I’ve encountered this presumption for most of my life, and it even led to a few awkward moments when I hosted a PBS series last year called “America Revealed.” The crew – of which I was the only Asian American – shot much of the footage in the American heartland and other parts of the country where Asian Americans barely register a blip. Upon learning that I was the host of the show, a number of folks I met or interviewed would do a double-take before slowly asking, “So, what country are you from?” I was even complimented once or twice for speaking English so well, to which I’d respond (in jest), “Thanks. I hope my English is ok, I’ve been practicing for a whole year.”

Sadly, almost every Asian American I know has had the “Where are you from? You speak English so well” conversation… honestly.

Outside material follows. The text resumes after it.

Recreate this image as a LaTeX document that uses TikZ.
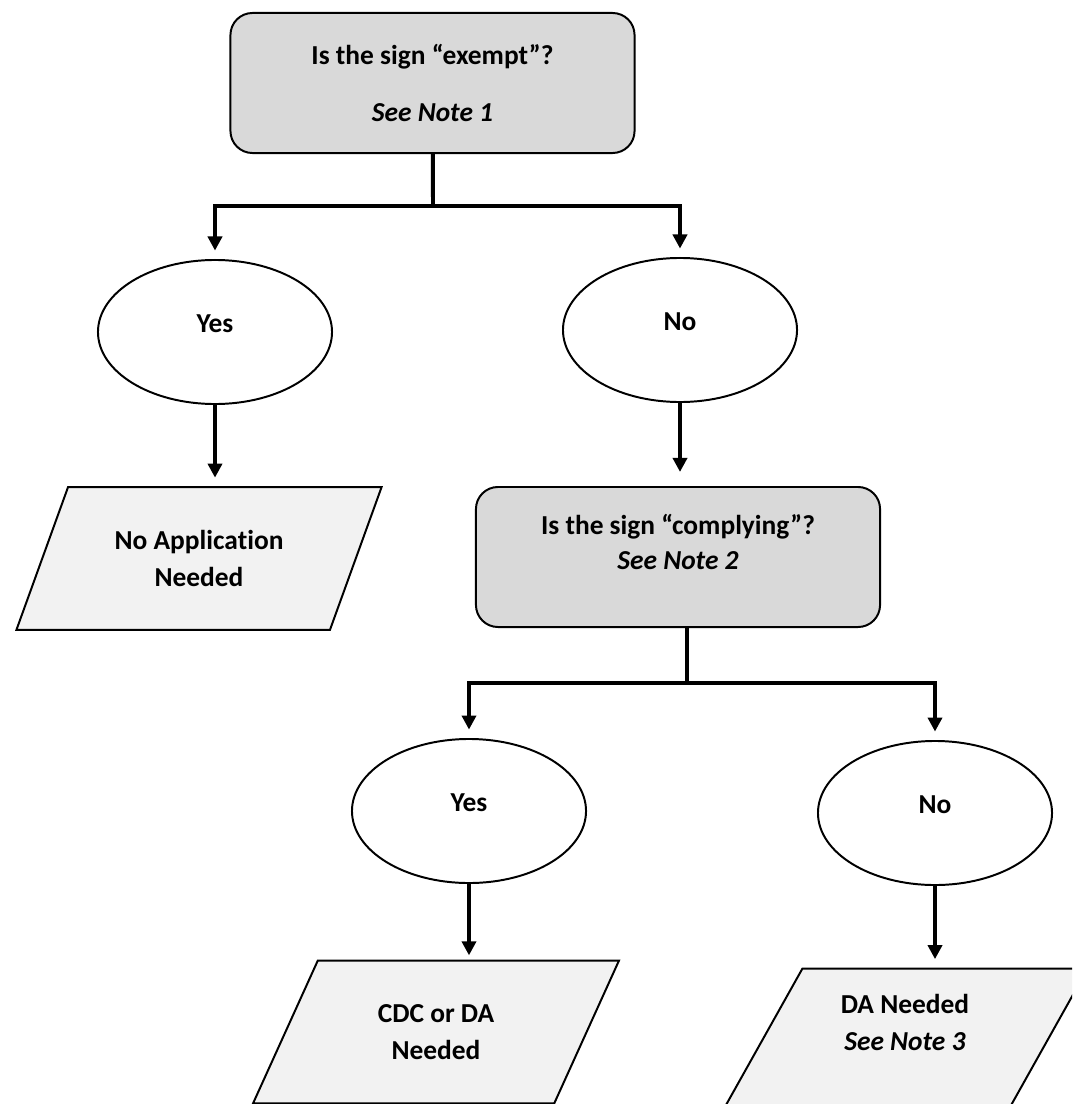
\documentclass[tikz,border=0pt]{standalone}
\usepackage{fontspec}
\setmainfont{Carlito}[Ligatures={TeX,NoCommon}]
\usepackage{tikz}
\usetikzlibrary{shapes,arrows.meta,calc}
\usepackage{color}
\definecolor{askgray}{HTML}{D9D9D9}
\definecolor{endgray}{HTML}{F2F2F2}
\tikzset{
  askbox/.style={draw,line width=1.4pt,fill=askgray,rounded corners=0.55cm,
    minimum width=10.1cm,minimum height=3.5cm,align=center,
    font=\bfseries\fontsize{19.5}{25}\selectfont},
  answer/.style={draw,ellipse,line width=1.4pt,minimum width=5.85cm,
    minimum height=3.6cm,inner sep=0pt,text height=13pt,text depth=13pt,
    font=\bfseries\fontsize{19.5}{25}\selectfont},
  outcome/.style={draw,trapezium,trapezium left angle=62,trapezium right angle=118,
    trapezium stretches=true,line width=1.4pt,fill=endgray,
    minimum width=9.15cm,minimum height=3.57cm,align=center,
    font=\bfseries\fontsize{19.5}{26.5}\selectfont},
  link/.style={line width=2.8pt},
  flow/.style={link,-{Triangle[width=10pt,length=10pt]},shorten >=6pt}
}
\begin{document}
\begin{tikzpicture}[x=0.025cm,y=-0.025cm]
\useasboundingbox (0,0) rectangle (1072,1104);
\clip (0,0) rectangle (1072,1104);
\node[askbox] (exempt) at (432.5,83) {Is the sign “exempt”?\\[15pt]\textit{See Note 1}};
\node[answer] (yesA) at (215,332) {Yes};
\node[answer] (noA) at (680,330) {No};
\node[outcome] (noapp) at (199,558.5) {No Application\\Needed};
\node[askbox,text depth=21pt] (comply) at (678,557) {Is the sign “complying”?\\\textit{See Note 2}};
\node[answer] (yesB) at (469,811) {Yes};
\node[answer] (noB) at (935,813) {No};
\node[outcome] (cdc) at (436,1032) {CDC or DA\\Needed};
\node[outcome,text depth=25pt] (da) at (905,1040) {DA Needed\\\textit{See Note 3}};
\coordinate (splitA) at (433,206);
\coordinate (splitB) at (687,683);
\draw[link] (exempt) -- (splitA);
\draw[flow] (splitA) -| (yesA.north);
\draw[flow] (splitA) -| (noA.north);
\draw[flow] (yesA) -- (yesA |- noapp.north);
\draw[flow,shorten >=10pt] (noA) -- (noA |- comply.north);
\draw[link] (splitB |- comply.south) -- (splitB);
\draw[flow] (splitB) -| (yesB.north);
\draw[flow] (splitB) -| (noB.north);
\draw[flow,shorten >=3pt] (yesB) -- (yesB |- cdc.north);
\draw[flow] (noB) -- (noB |- da.north);
\end{tikzpicture}
\end{document}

There are over 30 different Asian ethnic groups in just the Denver area, after all, and the Burmese and Bhutanese refugees communities are struggling, and their kids are being attacked and bullied on buses and in schools.

So enough with the model minority stereotype. It might be based in a kernel of truth (those kids on the TIME cover were Harvard geniuses and all that, after all) but it’s just ignorant to project that truth onto every Asian in America.